The fourth album from Brooklyn's The Men is a musical beast which bridges the gap between rock and post-hardcore. You might consider that a bold-as-brass statement to make, but after a few listens it's very easy to see why they are revered in those waters. The quintet's current line-up is quickly out of the blocks in 2013, mining a rich creative seam despite having less than 12 months ago released the highly acclaimed Open Your Heart.

Not wanting to rest on their laurels, they uphold a host of musical doctrines resulting in a bunch of eclectic compositions, starting with the folky, threadbare lead track, 'Open the Door'. They then gently ease into indie-rock with some subtle nods to country 'n' western on 'Half Angel Half Light' . However, it all gets ramped up on the chaotic 'Without a Face', a take on psychedelia with a Bob Dylan-esque harmonica barking throughout, evoking the earthy sounds of Titus Andronicus's The Monitor.

'The Seeds' is beautifully arranged, with some hexed up harmonies and thought-provoking lyrics: "Shifting the seeds of my mind... In the morning light/ in the evenings candle light/ to the water I'll go/ wash me and let it flow". It's the sort of country cow-poke that Fleet Foxes failed to make. They even attempt a slice of Mazzy Star on the burning, woozy instrumental 'High and Lonesome'. It's a bold and bloody marvellous song which floats along as the steel-guitar and subtle drum work together perfectly.

However, when you flip the album over to side two, it all becomes a musical exfoliation, like the scene from Dusk Till Dawn when they all become vampires (shit, I hope I haven't ruined that film for you now - apologies). A musical metaphor for a game of two halves. Off come the gloves and out come the band's heavy guns.

'The Brass' is a wound-up coil of contorted guitar and balls-out rock with pummelling drums. 'Electric' is in similar vein with a driving, chugging refrain. 'I See No One' is reminiscent of The Lemonheads at the frontend but descends into some of J Mascis's finest guitar moments. 'Bird Song' soars while the perfectly pitched harmonica fights the Hammond organ fanfare formidably: "I drank my wine and enjoyed your company".
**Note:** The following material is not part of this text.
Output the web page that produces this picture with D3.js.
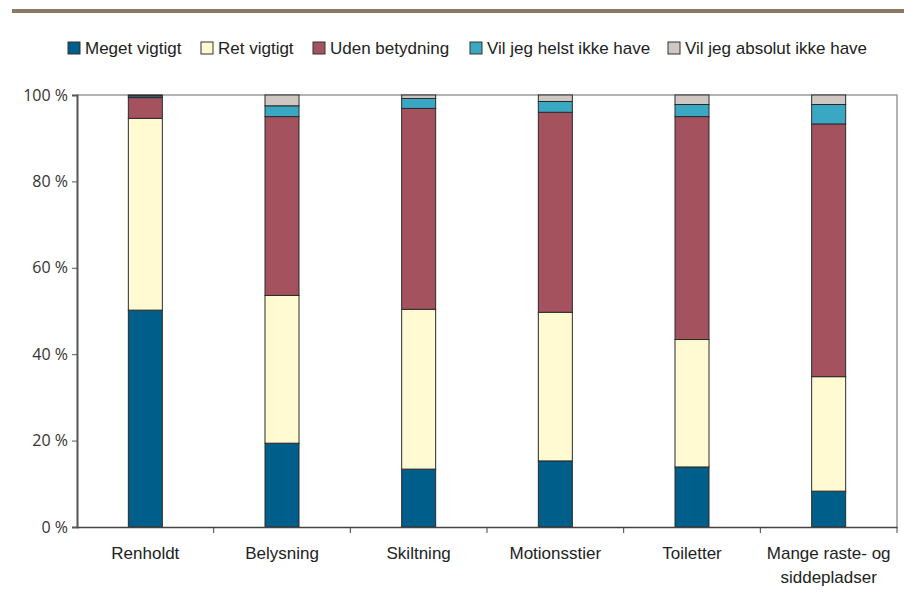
<!DOCTYPE html>
<html>
<head>
<meta charset="utf-8">
<script src="https://cdn.jsdelivr.net/npm/d3@7"></script>
<style>
  body { margin: 0; background: #fff; }
  svg { font-family: "Liberation Sans", Arial, sans-serif; }
</style>
</head>
<body>
<div id="chart"></div>
<script>
var categories = ["Renholdt", "Belysning", "Skiltning", "Motionsstier", "Toiletter", "Mange raste- og|siddepladser"];
var seriesNames = ["Meget vigtigt", "Ret vigtigt", "Uden betydning", "Vil jeg helst ikke have", "Vil jeg absolut ikke have"];
var megetVigtigt   = [50.2, 19.4, 13.4, 15.3, 13.9, 8.3];
var retVigtigt     = [44.4, 34.2, 37.0, 34.4, 29.5, 26.5];
var udenBetydning  = [4.8, 41.4, 46.5, 46.3, 51.6, 58.5];
var helstIkke      = [0.4, 2.5, 2.3, 2.5, 2.8, 4.5];
var absolutIkke    = [0.2, 2.5, 0.8, 1.5, 2.2, 2.2];
var colors = ["#005f8a", "#fffad2", "#a5525f", "#3aa8c2", "#cfc7c1"];
var yTicks = [0, 20, 40, 60, 80, 100];

var width = 904, height = 609;
var margin = {left: 77, right: 7, top: 95, bottom: 82};

var svg = d3.select("#chart").append("svg")
    .attr("width", width)
    .attr("height", height);

// top rule
svg.append("rect")
    .attr("x", 12).attr("y", 9)
    .attr("width", width - 12).attr("height", 4)
    .attr("fill", "#8c7963");

var rows = categories.map(function (c, i) {
    return {cat: c, s0: megetVigtigt[i], s1: retVigtigt[i], s2: udenBetydning[i], s3: helstIkke[i], s4: absolutIkke[i]};
});
var keys = ["s0", "s1", "s2", "s3", "s4"];
var stacked = d3.stack().keys(keys)(rows);

var x = d3.scaleBand()
    .domain(categories)
    .range([margin.left, width - margin.right]);

var y = d3.scaleLinear()
    .domain([0, 100])
    .range([height - margin.bottom, margin.top]);

// frame on top and right
svg.append("path")
    .attr("d", "M" + margin.left + "," + y(100) + "H" + (width - margin.right) + "V" + y(0))
    .attr("fill", "none")
    .attr("stroke", "#9a9a9a")
    .attr("stroke-width", 1.5);

var barW = 34;
svg.append("g").selectAll("g")
    .data(stacked)
    .enter().append("g")
    .attr("fill", function (d, i) { return colors[i]; })
    .selectAll("rect")
    .data(function (d) { return d; })
    .enter().append("rect")
    .attr("x", function (d) { return x(d.data.cat) + x.bandwidth() / 2 - barW / 2; })
    .attr("y", function (d) { return y(d[1]); })
    .attr("width", barW)
    .attr("height", function (d) { return y(d[0]) - y(d[1]); })
    .attr("stroke", "#2b2b2b")
    .attr("stroke-width", 1);

// y axis
var yAxis = svg.append("g")
    .attr("transform", "translate(" + margin.left + ",0)")
    .call(d3.axisLeft(y).tickValues(yTicks).tickSize(5).tickPadding(4)
        .tickFormat(function (d) { return d + " %"; }));
yAxis.select(".domain").attr("stroke", "#555").attr("stroke-width", 2);
yAxis.selectAll(".tick line").attr("stroke", "#555");
yAxis.selectAll("text").attr("font-size", 16).attr("fill", "#333")
    .attr("font-family", "'Open Sans', sans-serif");

// x axis
var xAxis = svg.append("g")
    .attr("transform", "translate(0," + y(0) + ")")
    .call(d3.axisBottom(x).tickSize(0).tickFormat(""));
xAxis.select(".domain").attr("stroke", "#444").attr("stroke-width", 1.5);
xAxis.selectAll(".tick").remove();

var bounds = categories.map(function (c) { return x(c); }).concat([x(categories[categories.length - 1]) + x.bandwidth()]);
xAxis.selectAll("line.sep")
    .data(bounds.slice(1))
    .enter().append("line")
    .attr("class", "sep")
    .attr("x1", function (d) { return d; }).attr("x2", function (d) { return d; })
    .attr("y1", 0).attr("y2", 6)
    .attr("stroke", "#444");

var labels = svg.append("g").selectAll("text")
    .data(categories)
    .enter().append("text")
    .attr("x", function (d) { return x(d) + x.bandwidth() / 2; })
    .attr("y", 559)
    .attr("text-anchor", "middle")
    .attr("font-size", 17)
    .attr("fill", "#222");
labels.each(function (d) {
    var parts = d.split("|");
    var t = d3.select(this);
    parts.forEach(function (p, i) {
        t.append("tspan")
            .attr("x", x(d) + x.bandwidth() / 2)
            .attr("dy", i === 0 ? 0 : 24)
            .text(p);
    });
});

// legend
var legendX = [68, 201, 313, 470, 668];
var legend = svg.append("g").selectAll("g")
    .data(seriesNames)
    .enter().append("g")
    .attr("transform", function (d, i) { return "translate(" + legendX[i] + ",42)"; });
legend.append("rect")
    .attr("width", 12).attr("height", 12)
    .attr("fill", function (d, i) { return colors[i]; })
    .attr("stroke", "#333").attr("stroke-width", 1);
legend.append("text")
    .attr("x", 17).attr("y", 12)
    .attr("font-size", 17)
    .attr("fill", "#222")
    .text(function (d) { return d; });
</script>
</body>
</html>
There is a confident air of accomplished musicianship on show throughout New Moon, and it feels like the band is smiling at you as they move through the gears incessantly and easily over the 12 tracks. However, they save the best till last with the malevolent 'Supermoon'. A layer-building pastiche of heavy psych-rock, weighing in at seven-plus minutes, it's the perfect ending for an album bursting in versatility, hooks and musical nous.